Dataset content:
####################

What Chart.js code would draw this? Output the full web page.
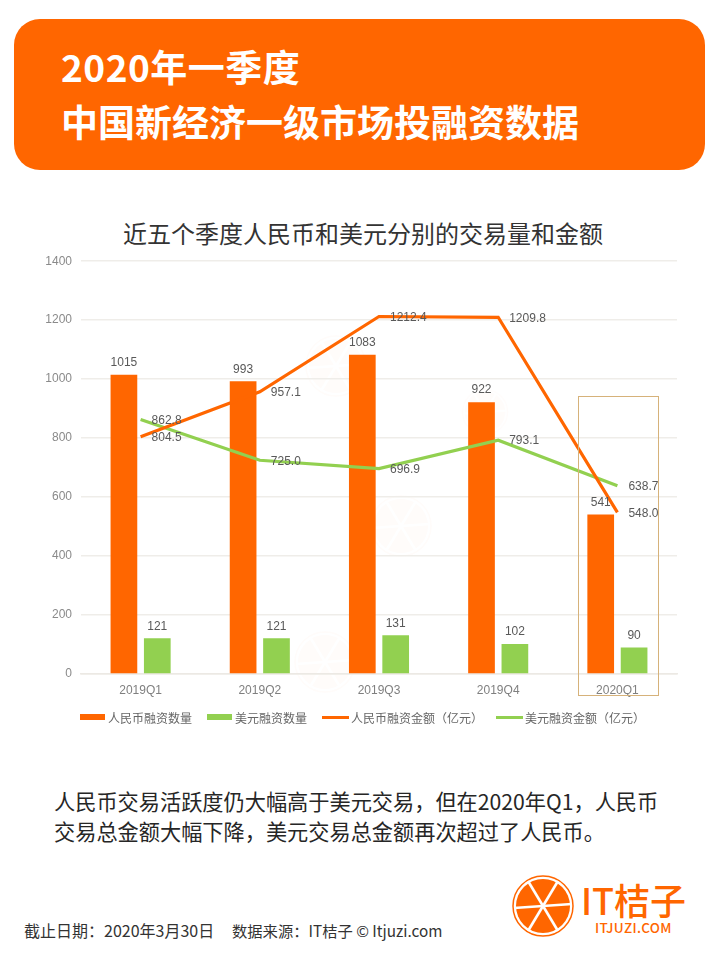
<!DOCTYPE html>
<html lang="zh">
<head>
<meta charset="utf-8">
<title>2020年一季度中国新经济一级市场投融资数据</title>
<script src="https://cdn.jsdelivr.net/npm/chart.js@4"></script>
<style>
  html, body { margin: 0; padding: 0; background: #fff; }
  body { position: relative; width: 719px; height: 959px; overflow: hidden; font-family: "Noto Sans CJK SC", sans-serif; }
  .abs { position: absolute; white-space: nowrap; }
  .header { left: 14px; top: 19px; width: 691px; height: 151px; background: #ff6600; border-radius: 26px; }
  .headline { left: 61px; color: #fff; font-size: 37px; font-weight: 700; line-height: 50px; }
  .chart-title { left: 0; width: 726px; top: 215px; text-align: center; font-size: 24px; line-height: 36px; color: #333; }
  #chartWrap { left: 0; top: 245px; width: 690px; height: 456px; }
  .highlight { left: 578px; top: 396px; width: 79px; height: 298px; border: 1px solid #d6b27a; }
  .swatch { height: 6px; background: #ff6600; }
  .legend-text { font-size: 12px; line-height: 18px; color: #666; }
  .body-text { left: 54px; font-size: 21.2px; line-height: 30px; color: #262626; }
  .footer { top: 920px; line-height: 20px; color: #333; }
  .logo-text { left: 581px; top: 875px; font-size: 36px; line-height: 48px; color: #ff6600; font-weight: 500; }
  .logo-sub { left: 595px; top: 918px; font-size: 13.5px; line-height: 18px; color: #ff6600; font-weight: 500; letter-spacing: .3px; }
</style>
</head>
<body>
<svg class="abs" style="left:0;top:0" width="719" height="959">
  <defs>
    <g id="orange">
      <circle r="30" fill="none" stroke="#ff6600" stroke-width="1.5"/>
      <circle r="27" fill="#ff6600"/>
      <g stroke="#fff" stroke-width="2.6">
        <line x1="-29" y1="2" x2="29" y2="-2"/>
        <line x1="-15" y1="-25" x2="15" y2="25"/>
        <line x1="15" y1="-25" x2="-15" y2="25"/>
      </g>
    </g>
  </defs>
  <!-- watermark -->
  <g opacity="0.022">
    <use href="#orange" transform="translate(336 366)"/>
    <use href="#orange" transform="translate(401 526)"/>
    <use href="#orange" transform="translate(325 662)"/>
    <use href="#orange" transform="translate(485 412) scale(.75)"/>
  </g>
</svg>

<div class="abs header"></div>
<div class="abs headline" style="top:41px;letter-spacing:.5px">2020年一季度</div>
<div class="abs headline" style="top:96px">中国新经济一级市场投融资数据</div>

<div class="abs chart-title">近五个季度人民币和美元分别的交易量和金额</div>
<div class="abs" id="chartWrap"><canvas id="fundingChart"></canvas></div>
<div class="abs highlight"></div>
<div id="legend"></div>

<div class="abs body-text" style="top:786px">人民币交易活跃度仍大幅高于美元交易，但在2020年Q1，人民币</div>
<div class="abs body-text" style="top:816px">交易总金额大幅下降，美元交易总金额再次超过了人民币。</div>
<div class="abs footer" style="left:24px;font-size:16px">截止日期：2020年3月30日</div>
<div class="abs footer" style="left:232px;font-size:15.3px">数据来源：IT桔子 © Itjuzi.com</div>

<svg class="abs" style="left:505px;top:868px" width="76" height="76">
  <use href="#orange" transform="translate(38 38)"/>
</svg>
<div class="abs logo-text">IT桔子</div>
<div class="abs logo-sub">ITJUZI.COM</div>

<script>
const categories = ['2019Q1', '2019Q2', '2019Q3', '2019Q4', '2020Q1'];
const rmbDeals = [1015, 993, 1083, 922, 541];
const usdDeals = [121, 121, 131, 102, 90];
const rmbAmount = [804.5, 957.1, 1212.4, 1209.8, 548.0];
const usdAmount = [862.8, 725.0, 696.9, 793.1, 638.7];
const yTicks = [0, 200, 400, 600, 800, 1000, 1200, 1400];

const ORANGE = '#ff6600';
const GREEN = '#92d050';
const FONT = '"Liberation Sans", Arial, sans-serif';

// legend is plain html so the swatches can differ between bars and lines
const legendItems = [
  { name: '人民币融资数量', color: ORANGE, x: 80, w: 25, h: 6, textX: 108 },
  { name: '美元融资数量', color: GREEN, x: 207, w: 25, h: 6, textX: 235 },
  { name: '人民币融资金额（亿元）', color: ORANGE, x: 322, w: 27, h: 3, textX: 351 },
  { name: '美元融资金额（亿元）', color: GREEN, x: 496, w: 27, h: 3, textX: 525 },
];
document.getElementById('legend').innerHTML = legendItems.map((it) =>
  `<div class="abs swatch" style="left:${it.x}px;top:${718 - it.h / 2 - 1}px;width:${it.w}px;height:${it.h}px;background:${it.color}"></div>` +
  `<div class="abs legend-text" style="left:${it.textX}px;top:709px">${it.name}</div>`
).join('');

// value labels: above the bars, to the right of the line points
const valueLabels = {
  id: 'valueLabels',
  afterDatasetsDraw(chart) {
    const ctx = chart.ctx;
    ctx.save();
    ctx.font = '12px ' + FONT;
    ctx.fillStyle = '#595959';
    chart.data.datasets.forEach((ds, i) => {
      chart.getDatasetMeta(i).data.forEach((el, j) => {
        if (ds.type === 'bar') {
          ctx.textAlign = 'center';
          ctx.textBaseline = 'bottom';
          ctx.fillText(String(ds.data[j]), el.x, el.y - 6);
        } else {
          ctx.textAlign = 'left';
          ctx.textBaseline = 'middle';
          ctx.fillText(ds.data[j].toFixed(1), el.x + 11, el.y + 1);
        }
      });
    });
    ctx.restore();
  },
};

new Chart(document.getElementById('fundingChart'), {
  data: {
    labels: categories,
    datasets: [
      { type: 'bar', label: '人民币融资数量', data: rmbDeals, backgroundColor: ORANGE, order: 2, categoryPercentage: 0.56, barPercentage: 0.8 },
      { type: 'bar', label: '美元融资数量', data: usdDeals, backgroundColor: GREEN, order: 2, categoryPercentage: 0.56, barPercentage: 0.8 },
      { type: 'line', label: '人民币融资金额（亿元）', data: rmbAmount, borderColor: ORANGE, borderWidth: 3.2, pointRadius: 0, tension: 0, order: 1 },
      { type: 'line', label: '美元融资金额（亿元）', data: usdAmount, borderColor: GREEN, borderWidth: 3.2, pointRadius: 0, tension: 0, order: 1 },
    ],
  },
  options: {
    responsive: true,
    maintainAspectRatio: false,
    animation: false,
    layout: { padding: { top: 5, right: 13, left: 0, bottom: 0 } },
    plugins: { legend: { display: false }, tooltip: { enabled: false } },
    scales: {
      x: {
        grid: { display: false },
        border: { color: '#ece9e4', width: 1.5 },
        ticks: { color: '#7f7f7f', font: { size: 12, family: FONT }, padding: 1 },
        afterFit(scale) { scale.height = 27; },
      },
      y: {
        min: 0,
        max: 1400,
        afterBuildTicks(scale) { scale.ticks = yTicks.map((v) => ({ value: v })); },
        grid: { color: '#efede9', lineWidth: 1.5, drawTicks: false },
        border: { display: false },
        ticks: { color: '#8a8a8a', font: { size: 12, family: FONT }, padding: 9, callback: (v) => String(v) },
        afterFit(scale) { scale.width = 81; },
      },
    },
  },
  plugins: [valueLabels],
});
</script>
</body>
</html>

####################

Task to complete:
Write out the whole listing exactly, and drop the pictures.

Response to the task:
What Chart.js code would draw this? Output the full web page.
<!DOCTYPE html>
<html lang="zh">
<head>
<meta charset="utf-8">
<title>2020年一季度中国新经济一级市场投融资数据</title>
<script src="https://cdn.jsdelivr.net/npm/chart.js@4"></script>
<style>
  html, body { margin: 0; padding: 0; background: #fff; }
  body { position: relative; width: 719px; height: 959px; overflow: hidden; font-family: "Noto Sans CJK SC", sans-serif; }
  .abs { position: absolute; white-space: nowrap; }
  .header { left: 14px; top: 19px; width: 691px; height: 151px; background: #ff6600; border-radius: 26px; }
  .headline { left: 61px; color: #fff; font-size: 37px; font-weight: 700; line-height: 50px; }
  .chart-title { left: 0; width: 726px; top: 215px; text-align: center; font-size: 24px; line-height: 36px; color: #333; }
  #chartWrap { left: 0; top: 245px; width: 690px; height: 456px; }
  .highlight { left: 578px; top: 396px; width: 79px; height: 298px; border: 1px solid #d6b27a; }
  .swatch { height: 6px; background: #ff6600; }
  .legend-text { font-size: 12px; line-height: 18px; color: #666; }
  .body-text { left: 54px; font-size: 21.2px; line-height: 30px; color: #262626; }
  .footer { top: 920px; line-height: 20px; color: #333; }
  .logo-text { left: 581px; top: 875px; font-size: 36px; line-height: 48px; color: #ff6600; font-weight: 500; }
  .logo-sub { left: 595px; top: 918px; font-size: 13.5px; line-height: 18px; color: #ff6600; font-weight: 500; letter-spacing: .3px; }
</style>
</head>
<body>
<svg class="abs" style="left:0;top:0" width="719" height="959">
  <defs>
    <g id="orange">
      <circle r="30" fill="none" stroke="#ff6600" stroke-width="1.5"/>
      <circle r="27" fill="#ff6600"/>
      <g stroke="#fff" stroke-width="2.6">
        <line x1="-29" y1="2" x2="29" y2="-2"/>
        <line x1="-15" y1="-25" x2="15" y2="25"/>
        <line x1="15" y1="-25" x2="-15" y2="25"/>
      </g>
    </g>
  </defs>
  <!-- watermark -->
  <g opacity="0.022">
    <use href="#orange" transform="translate(336 366)"/>
    <use href="#orange" transform="translate(401 526)"/>
    <use href="#orange" transform="translate(325 662)"/>
    <use href="#orange" transform="translate(485 412) scale(.75)"/>
  </g>
</svg>

<div class="abs header"></div>
<div class="abs headline" style="top:41px;letter-spacing:.5px">2020年一季度</div>
<div class="abs headline" style="top:96px">中国新经济一级市场投融资数据</div>

<div class="abs chart-title">近五个季度人民币和美元分别的交易量和金额</div>
<div class="abs" id="chartWrap"><canvas id="fundingChart"></canvas></div>
<div class="abs highlight"></div>
<div id="legend"></div>

<div class="abs body-text" style="top:786px">人民币交易活跃度仍大幅高于美元交易，但在2020年Q1，人民币</div>
<div class="abs body-text" style="top:816px">交易总金额大幅下降，美元交易总金额再次超过了人民币。</div>
<div class="abs footer" style="left:24px;font-size:16px">截止日期：2020年3月30日</div>
<div class="abs footer" style="left:232px;font-size:15.3px">数据来源：IT桔子 © Itjuzi.com</div>

<svg class="abs" style="left:505px;top:868px" width="76" height="76">
  <use href="#orange" transform="translate(38 38)"/>
</svg>
<div class="abs logo-text">IT桔子</div>
<div class="abs logo-sub">ITJUZI.COM</div>

<script>
const categories = ['2019Q1', '2019Q2', '2019Q3', '2019Q4', '2020Q1'];
const rmbDeals = [1015, 993, 1083, 922, 541];
const usdDeals = [121, 121, 131, 102, 90];
const rmbAmount = [804.5, 957.1, 1212.4, 1209.8, 548.0];
const usdAmount = [862.8, 725.0, 696.9, 793.1, 638.7];
const yTicks = [0, 200, 400, 600, 800, 1000, 1200, 1400];

const ORANGE = '#ff6600';
const GREEN = '#92d050';
const FONT = '"Liberation Sans", Arial, sans-serif';

// legend is plain html so the swatches can differ between bars and lines
const legendItems = [
  { name: '人民币融资数量', color: ORANGE, x: 80, w: 25, h: 6, textX: 108 },
  { name: '美元融资数量', color: GREEN, x: 207, w: 25, h: 6, textX: 235 },
  { name: '人民币融资金额（亿元）', color: ORANGE, x: 322, w: 27, h: 3, textX: 351 },
  { name: '美元融资金额（亿元）', color: GREEN, x: 496, w: 27, h: 3, textX: 525 },
];
document.getElementById('legend').innerHTML = legendItems.map((it) =>
  `<div class="abs swatch" style="left:${it.x}px;top:${718 - it.h / 2 - 1}px;width:${it.w}px;height:${it.h}px;background:${it.color}"></div>` +
  `<div class="abs legend-text" style="left:${it.textX}px;top:709px">${it.name}</div>`
).join('');

// value labels: above the bars, to the right of the line points
const valueLabels = {
  id: 'valueLabels',
  afterDatasetsDraw(chart) {
    const ctx = chart.ctx;
    ctx.save();
    ctx.font = '12px ' + FONT;
    ctx.fillStyle = '#595959';
    chart.data.datasets.forEach((ds, i) => {
      chart.getDatasetMeta(i).data.forEach((el, j) => {
        if (ds.type === 'bar') {
          ctx.textAlign = 'center';
          ctx.textBaseline = 'bottom';
          ctx.fillText(String(ds.data[j]), el.x, el.y - 6);
        } else {
          ctx.textAlign = 'left';
          ctx.textBaseline = 'middle';
          ctx.fillText(ds.data[j].toFixed(1), el.x + 11, el.y + 1);
        }
      });
    });
    ctx.restore();
  },
};

new Chart(document.getElementById('fundingChart'), {
  data: {
    labels: categories,
    datasets: [
      { type: 'bar', label: '人民币融资数量', data: rmbDeals, backgroundColor: ORANGE, order: 2, categoryPercentage: 0.56, barPercentage: 0.8 },
      { type: 'bar', label: '美元融资数量', data: usdDeals, backgroundColor: GREEN, order: 2, categoryPercentage: 0.56, barPercentage: 0.8 },
      { type: 'line', label: '人民币融资金额（亿元）', data: rmbAmount, borderColor: ORANGE, borderWidth: 3.2, pointRadius: 0, tension: 0, order: 1 },
      { type: 'line', label: '美元融资金额（亿元）', data: usdAmount, borderColor: GREEN, borderWidth: 3.2, pointRadius: 0, tension: 0, order: 1 },
    ],
  },
  options: {
    responsive: true,
    maintainAspectRatio: false,
    animation: false,
    layout: { padding: { top: 5, right: 13, left: 0, bottom: 0 } },
    plugins: { legend: { display: false }, tooltip: { enabled: false } },
    scales: {
      x: {
        grid: { display: false },
        border: { color: '#ece9e4', width: 1.5 },
        ticks: { color: '#7f7f7f', font: { size: 12, family: FONT }, padding: 1 },
        afterFit(scale) { scale.height = 27; },
      },
      y: {
        min: 0,
        max: 1400,
        afterBuildTicks(scale) { scale.ticks = yTicks.map((v) => ({ value: v })); },
        grid: { color: '#efede9', lineWidth: 1.5, drawTicks: false },
        border: { display: false },
        ticks: { color: '#8a8a8a', font: { size: 12, family: FONT }, padding: 9, callback: (v) => String(v) },
        afterFit(scale) { scale.width = 81; },
      },
    },
  },
  plugins: [valueLabels],
});
</script>
</body>
</html>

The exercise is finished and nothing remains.